There was no subtlety in the fact that this was a leading question, and I waited until he stopped fussing with the wool covering and looked up at me to answer. “Aren’t you?”

“Well, yes.” He sat back with a sigh, turning to frown through the curtain of rain at the orphan hospital in the distance. “For one, we forgot to ask him about the sequel.”

I’d also realized this once it was too late to turn back and do anything about it. “Do you think he knows who Nathan Mugdock really is?”

Gage leaned forward to lift the opposite bench and retrieve his travel writing desk. “I don’t know.” He flicked open the brass latch to reveal the smooth mahogany writing surface and slid open the drawer to extract a sheet of paper. He paused, his lips flattening as he mulled over some unsettling thought. “But I do think he knows who killed Rookwood. Or at least he suspects it.”

I didn’t speak as he jotted off a quick request to the men he’d promised Mr. Heron he would send to help him move Rookwood’s things, the scent of ink mixing with wet wool inside the carriage. “Why didn’t you press him on it?” I asked as Gage waved the missive in the air to speed the drying.

“Because he never would have given me a straight answer, and then he would have been on his guard about any future questions I put to him on the topic. As you know, it’s always best to already know the answers to such questions before you ask them. And at the moment, we haven’t the slightest clue as to who the culprit is.” He folded the foolscap and then hollered for Peter, our footman, who was perched at the back of the carriage. Leaning through the doorway, he passed him the letter and then issued instructions on its delivery.

Once that task was completed, he put the lap desk aside and turned to me more fully. “Now, shall I deliver you home, or are you determined to accompany me to the businesses Mr. Heron visited yesterday on Rookwood’s behalf?”

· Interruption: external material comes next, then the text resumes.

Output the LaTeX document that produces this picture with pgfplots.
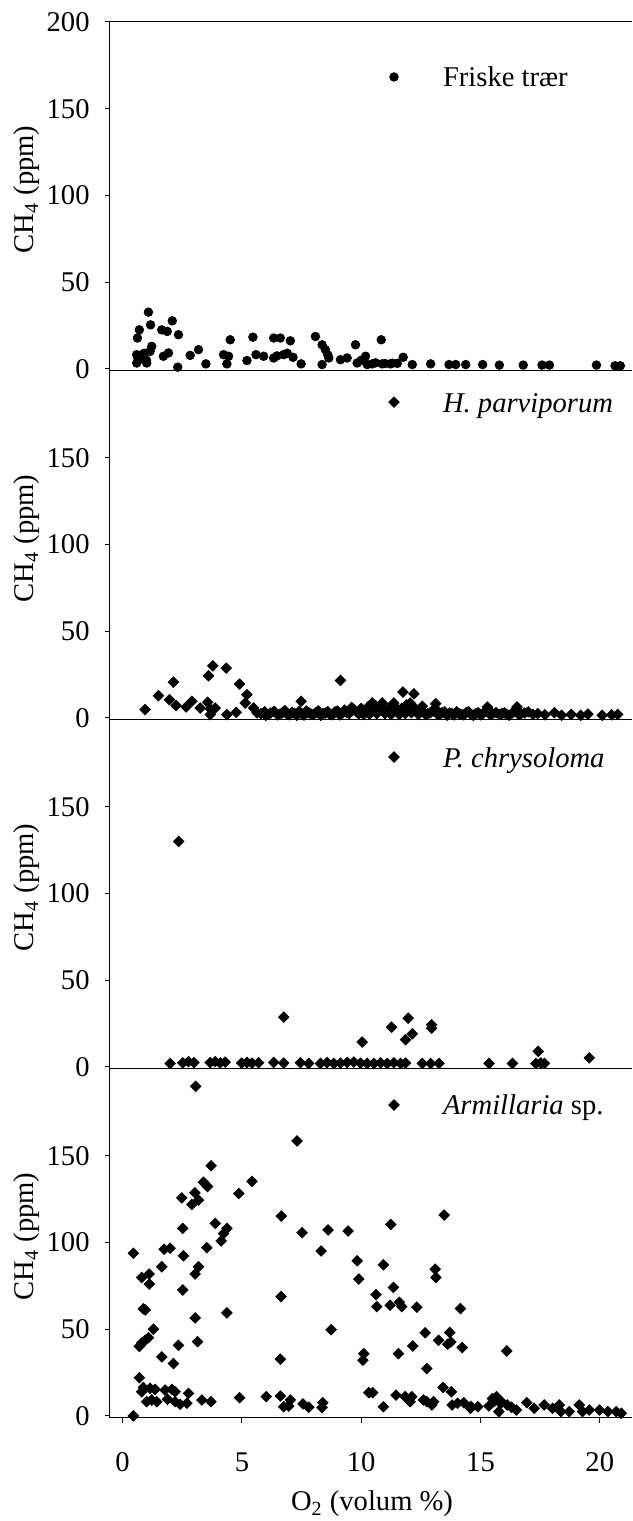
\documentclass[border=0pt]{standalone}
\usepackage{fontspec}
\setmainfont{Liberation Serif}
\usepackage{pgfplots}
\pgfplotsset{compat=1.18}

\pgfplotsset{
  panel/.style={
    scale only axis, width=261pt, height=174.5pt,
    xmin=-0.53, xmax=21.35, ymin=-1.2, ymax=200,
    clip=false,
    axis x line*=bottom, axis y line*=left,
    tick align=outside, major tick length=2.5pt,
    every tick/.style={black, line width=0.5pt},
    axis line style={line width=0.5pt},
    ytick={0,50,100,150},
    xtick=\empty,
    font=\fontsize{14.3}{17}\selectfont,
    /pgf/number format/assume math mode=true,
    yticklabel style={anchor=east, inner sep=0pt, xshift=-7.5pt},
    ylabel={CH\textsubscript{4} (ppm)},
    ylabel style={at={(rel axis cs:0,0.52)}, anchor=center, yshift=41.5pt},
    legend cell align=left,
    legend style={draw=none, fill=none, inner sep=0pt, outer sep=0pt,
      nodes={inner sep=0pt}, cells={anchor=base west}, anchor=north west,
      /tikz/every odd column/.append style={column sep=21.5pt}},
    legend image code/.code={\path[draw=none,fill=none] (-3pt,0pt) rectangle (3pt,12pt);
      \draw[##1] plot coordinates {(0pt,5pt)};},
  },
  dots/.style={only marks, mark=*, mark size=2.15pt, black},
  diam/.style={only marks, mark=square*, mark size=1.85pt, black, mark options={rotate=45}},
}

\begin{document}
\begin{tikzpicture}
% Panel 1: Friske traer
\begin{axis}[panel, at={(0,523.5pt)}, axis x line*=box, ytick={0,50,100,150,200},
  legend style={at={(rel axis cs:0.5326,0.8825)}}]
\addplot[dots] table[row sep=\\]{
x y\\
1.08 32.7\\ 1.17 25.4\\ 2.08 27.7\\ 0.70 22.5\\ 0.62 17.8\\ 1.64 22.5\\ 1.87 21.6\\
2.34 19.7\\ 1.22 13.0\\ 1.15 10.1\\ 0.59 8.2\\ 0.80 7.3\\ 0.59 3.4\\ 1.01 3.4\\
1.71 7.3\\ 1.92 9.2\\ 2.31 1.0\\ 2.83 7.8\\ 3.18 11.1\\ 3.49 2.9\\ 4.51 16.8\\
4.23 8.2\\ 4.44 7.3\\ 4.37 2.9\\ 5.46 18.3\\ 5.21 4.8\\ 5.59 8.2\\ 5.91 7.3\\
6.33 6.3\\ 6.33 17.8\\ 6.61 17.8\\ 7.03 16.2\\ 6.75 8.2\\ 7.14 6.7\\ 7.48 2.9\\
8.08 18.7\\ 8.36 13.9\\ 8.50 11.1\\ 8.64 6.3\\ 8.36 2.5\\ 9.13 5.3\\ 9.41 6.3\\
9.76 13.9\\ 9.83 3.4\\ 10.18 7.3\\ 10.25 2.5\\ 10.84 16.8\\ 10.46 2.9\\ 10.88 2.9\\
11.23 2.9\\ 11.51 3.2\\ 11.76 6.7\\ 12.14 2.5\\ 12.91 2.9\\ 13.68 2.5\\ 13.96 2.5\\
14.38 2.5\\ 15.09 2.5\\ 15.79 2.2\\ 16.79 2.2\\ 17.58 2.2\\ 17.89 2.2\\ 19.86 2.2\\
20.64 1.8\\ 20.86 1.8\\ 0.70 5.5\\ 0.90 9.0\\ 0.65 6.0\\ 1.00 5.0\\ 6.47 7.5\\
6.90 9.0\\ 8.60 8.0\\ 10.00 5.0\\ 10.60 3.5\\ 11.00 3.1\\ 11.30 3.3\\
};
\addlegendentry{Friske trær}
\end{axis}

% Panel 2: H. parviporum
\begin{axis}[panel, at={(0,349pt)}, legend style={at={(rel axis cs:0.5326,0.951)}}]
\addplot[diam] table[row sep=\\]{
x y\\
0.94 4.8\\ 1.50 12.8\\ 2.13 20.6\\ 1.96 10.5\\ 2.24 7.1\\ 2.66 6.3\\ 2.90 9.6\\
3.25 5.7\\ 3.56 9.0\\ 3.67 5.2\\ 3.88 5.7\\ 3.78 30.0\\ 3.60 24.3\\ 4.34 28.7\\
4.90 19.5\\ 5.21 13.4\\ 5.14 8.6\\ 4.37 1.9\\ 4.76 3.2\\ 3.67 1.9\\ 5.49 5.7\\
5.63 2.9\\ 7.48 9.6\\ 9.13 21.6\\ 11.75 14.9\\ 12.21 13.9\\ 12.05 8.6\\ 13.12 8.2\\
12.56 6.7\\ 10.46 8.6\\ 10.88 8.6\\ 11.37 8.6\\ 15.29 6.3\\ 16.53 6.3\\
5.8 2.5\\ 6.0 1.5\\ 6.2 2.8\\ 6.5 1.8\\ 6.7 3.0\\ 6.9 2.0\\ 7.1 3.2\\ 7.3 1.5\\
7.5 2.5\\ 7.7 4.0\\ 7.9 2.2\\ 8.1 3.0\\ 8.3 1.5\\ 8.5 2.8\\ 8.7 2.0\\ 8.9 3.5\\
9.1 1.8\\ 9.3 4.5\\ 9.5 2.5\\ 9.6 6.0\\ 9.8 3.5\\ 10.0 5.5\\ 10.1 2.0\\ 10.3 6.5\\
10.4 3.0\\ 10.6 7.0\\ 10.7 4.0\\ 10.9 5.5\\ 11.0 2.5\\ 11.2 6.0\\ 11.3 3.5\\
11.5 5.0\\ 11.6 2.0\\ 11.8 4.0\\ 11.9 7.5\\ 12.1 3.0\\ 12.3 5.0\\ 12.4 2.0\\
12.6 3.5\\ 12.8 2.5\\ 13.0 4.0\\ 13.2 2.0\\ 13.4 3.0\\ 13.6 1.5\\ 13.8 2.5\\
14.0 3.5\\ 14.2 2.0\\ 14.4 3.0\\ 14.6 2.0\\ 14.8 2.5\\ 15.0 1.8\\ 15.3 4.5\\
15.5 2.5\\ 15.8 2.0\\ 16.0 3.0\\ 16.2 1.5\\ 16.5 5.0\\ 16.7 2.5\\ 17.0 3.5\\
17.2 2.0\\ 17.4 2.5\\ 17.7 1.8\\ 18.1 3.0\\ 18.4 1.5\\ 18.8 2.0\\ 19.2 1.5\\
19.5 2.2\\ 20.1 1.5\\ 20.5 1.8\\ 20.75 2.0\\
5.95 3.5\\ 6.1 2.0\\ 6.35 3.8\\ 6.6 2.2\\ 6.8 4.2\\ 7.0 1.8\\ 7.2 2.6\\ 7.4 3.8\\
7.6 1.6\\ 7.8 3.0\\ 8.0 2.0\\ 8.2 4.0\\ 8.4 2.4\\ 8.6 3.6\\ 8.8 1.8\\ 9.0 4.0\\
9.2 2.6\\ 9.4 3.0\\ 9.7 4.8\\ 9.9 2.4\\ 10.2 4.0\\ 10.35 2.2\\ 10.5 5.0\\
10.65 2.5\\ 10.8 6.5\\ 10.95 3.5\\ 11.1 4.5\\ 11.25 2.0\\ 11.4 6.5\\ 11.55 3.0\\
11.7 5.5\\ 11.85 2.5\\ 12.0 4.5\\ 12.2 6.0\\ 12.35 3.5\\ 12.5 4.5\\ 12.7 2.0\\
12.9 3.0\\ 13.1 5.5\\ 13.3 2.2\\ 13.5 3.5\\ 13.7 2.8\\ 13.9 1.8\\ 14.1 2.5\\
14.3 1.8\\ 14.5 3.5\\ 14.7 1.5\\ 14.9 3.0\\ 15.1 2.5\\ 15.4 2.0\\ 15.65 3.0\\
15.9 2.5\\ 16.1 2.0\\ 16.35 3.0\\ 16.6 2.0\\ 16.85 2.8\\
};
\addlegendentry{\textit{H. parviporum}}
\end{axis}

% Panel 3: P. chrysoloma
\begin{axis}[panel, at={(0,174.5pt)}, legend style={at={(rel axis cs:0.5326,0.934)}}]
\addplot[diam] table[row sep=\\]{
x y\\
2.35 130\\ 6.75 28.7\\ 10.04 14.3\\ 11.27 22.9\\ 11.97 28.1\\ 12.14 19.1\\
11.86 15.7\\ 12.95 24.3\\ 12.95 22.3\\ 17.42 9.0\\ 19.56 5.2\\ 17.53 2.3\\
17.32 2.0\\ 1.99 2.0\\ 2.52 2.3\\ 2.76 3.0\\ 2.99 2.5\\ 3.67 2.5\\ 3.88 3.0\\
4.09 2.3\\ 4.30 2.8\\ 4.99 2.2\\ 5.21 2.6\\ 5.42 2.2\\ 5.70 2.4\\ 6.33 2.6\\
6.75 2.2\\ 7.45 2.4\\ 7.80 2.0\\ 8.29 2.0\\ 8.57 2.5\\ 8.85 2.0\\ 9.13 2.2\\
9.41 2.6\\ 9.69 2.8\\ 9.97 2.2\\ 10.25 2.0\\ 10.53 2.0\\ 10.81 2.3\\ 11.09 2.0\\
11.37 2.4\\ 11.65 2.0\\ 11.86 2.2\\ 12.56 2.0\\ 12.91 2.0\\ 13.26 2.0\\
15.36 2.0\\ 16.34 2.0\\ 17.68 2.0\\
};
\addlegendentry{\textit{P. chrysoloma}}
\end{axis}

% Panel 4: Armillaria sp.
\begin{axis}[panel, at={(0,0pt)}, legend style={at={(rel axis cs:0.5326,0.937)}},
  xtick={0,5,10,15,20},
  xticklabel style={anchor=center, inner sep=0pt, yshift=-19.5pt},
  xlabel={O\textsubscript{2} (volum \%)},
  xlabel style={at={(rel axis cs:0.502,0)}, anchor=center, yshift=-43pt}]
\addplot[diam] table[row sep=\\]{
x y\\
3.06 190\\ 7.31 158.5\\ 3.71 144.2\\ 5.42 135.2\\ 3.39 134.7\\ 3.56 132.2\\
3.03 128.6\\ 2.48 125.7\\ 3.18 124.4\\ 2.90 121.9\\ 4.87 128.2\\ 6.65 115.2\\
7.52 105.6\\ 8.61 107.2\\ 9.45 106.6\\ 2.52 108.1\\ 3.88 111.0\\ 4.37 108.1\\
4.23 105.1\\ 4.13 100.9\\ 8.32 95.1\\ 9.83 89.4\\ 9.90 78.9\\ 0.45 93.8\\
1.74 96.1\\ 1.99 96.7\\ 2.55 92.3\\ 3.53 97.0\\ 1.64 86.0\\ 3.18 86.0\\
3.04 81.8\\ 0.80 79.8\\ 1.11 81.8\\ 1.12 76.0\\ 2.52 72.6\\ 6.64 68.8\\
0.87 61.7\\ 0.95 61.1\\ 4.37 59.4\\ 3.04 56.5\\ 8.74 49.7\\ 1.29 50.0\\
1.08 45.1\\ 0.94 43.6\\ 0.80 42.0\\ 0.70 40.1\\ 2.34 40.7\\ 3.14 42.8\\
1.64 34.0\\ 2.13 30.2\\ 6.61 32.7\\ 10.11 35.9\\ 10.07 32.1\\ 0.70 22.0\\
0.87 16.4\\ 0.80 13.9\\ 1.15 15.9\\ 1.36 15.3\\ 1.78 14.9\\ 2.07 15.3\\
2.20 13.9\\ 2.76 13.0\\ 1.01 8.2\\ 1.22 9.2\\ 1.43 8.2\\ 1.88 9.6\\ 2.20 8.2\\
2.41 6.7\\ 2.69 7.3\\ 3.32 9.2\\ 3.70 8.2\\ 4.90 10.5\\ 6.02 11.1\\ 6.61 11.5\\
7.03 9.2\\ 6.75 5.3\\ 6.96 5.7\\ 7.56 6.9\\ 7.80 5.0\\ 8.39 7.6\\ 8.36 4.8\\
10.32 13.4\\ 0.45 0.0\\
13.48 115.8\\ 11.24 110.4\\ 10.93 87.1\\ 13.10 84.6\\ 13.13 79.8\\ 11.35 74.1\\
10.62 69.9\\ 10.65 63.0\\ 11.21 63.8\\ 11.60 65.5\\ 11.70 63.0\\ 12.33 62.7\\
14.16 61.9\\ 12.68 47.9\\ 13.71 48.1\\ 13.24 43.6\\ 13.62 41.3\\ 13.76 42.6\\
14.23 39.4\\ 12.16 40.3\\ 11.56 35.9\\ 16.10 37.4\\ 12.75 27.3\\ 13.43 16.4\\
13.78 13.9\\ 10.48 13.4\\ 10.93 5.3\\ 11.46 12.0\\ 11.84 11.1\\ 12.05 8.2\\
12.12 11.1\\ 12.61 9.2\\ 12.75 8.2\\ 12.96 6.3\\ 13.03 8.2\\ 13.81 6.3\\
14.04 7.3\\ 14.30 7.6\\ 14.58 4.4\\ 14.89 5.3\\ 15.35 5.7\\ 15.67 11.1\\
15.56 8.2\\ 15.84 7.3\\ 15.77 2.5\\ 16.12 6.3\\ 16.50 3.4\\ 16.94 7.6\\
17.25 4.4\\ 17.67 6.3\\ 18.02 4.4\\ 18.30 6.3\\ 18.37 2.5\\ 18.72 2.5\\
19.14 6.3\\ 19.28 2.5\\ 19.56 3.4\\ 19.99 3.4\\ 20.34 2.5\\ 20.69 2.5\\
20.90 1.5\\ 15.5 10.0\\ 15.9 8.0\\ 16.3 5.0\\ 14.6 5.5\\
};
\addlegendentry{\textit{Armillaria} sp.}
\end{axis}
\pgfresetboundingbox
\path[use as bounding box] (-55pt,-51.5pt) rectangle (261pt,709pt);
\end{tikzpicture}
\end{document}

I arched my eyebrows. “Must you ask?”

His mouth curled at the corners. “I figured it couldn’t hurt. Where to first, then?”

The chiming of the bells at nearby Trinity College Church drew my gaze toward New Town. “We’re only a short distance from the Theatre Royal. But will the proprietors be there at this hour?”

“I doubt it.”

“Then let’s visit the printer. This Mr. Lennox may know as much about Rookwood’s business as Mr. Heron, if not more.”

All trace of humor fled from Gage’s expression. “You heard Heron say that Lennox and Company Printers is located at the corner of Cowgate and Blackfriars.”

Which was a block south of High Street, just a short distance from our current location, but it plunged us into a very different world. Cowgate stretched to the west, connecting with Grassmarket, and hosted many of the poorest residents of Edinburgh, packed together in squalid tenements. We would be stepping up to the very edge of the area of the city hardest hit by the cholera morbus. It was only right that we should pause and evaluate the risk.

“I brought the Chantilly veil that matches this capote so I could drape it over my face if needed,” I told him, pulling the delicately folded lace from the pocket of my mantua. “That would offer some extra protection. And I can button my pelerine higher on my throat.” I clasped the small cape-like garment draped over my voluminous mantua together at the neck to illustrate.

Gage carefully considered these suggestions before guardedly adding, “I suppose we aren’t going to encounter a great deal of people gathered around a print shop. And the fumes from the equipment likely overpower any of the bad air that might waft over from the neighboring tenements.” His gaze assessed me once more before he sighed heavily and knocked on the ceiling of the carriage to issue instructions to our coachman.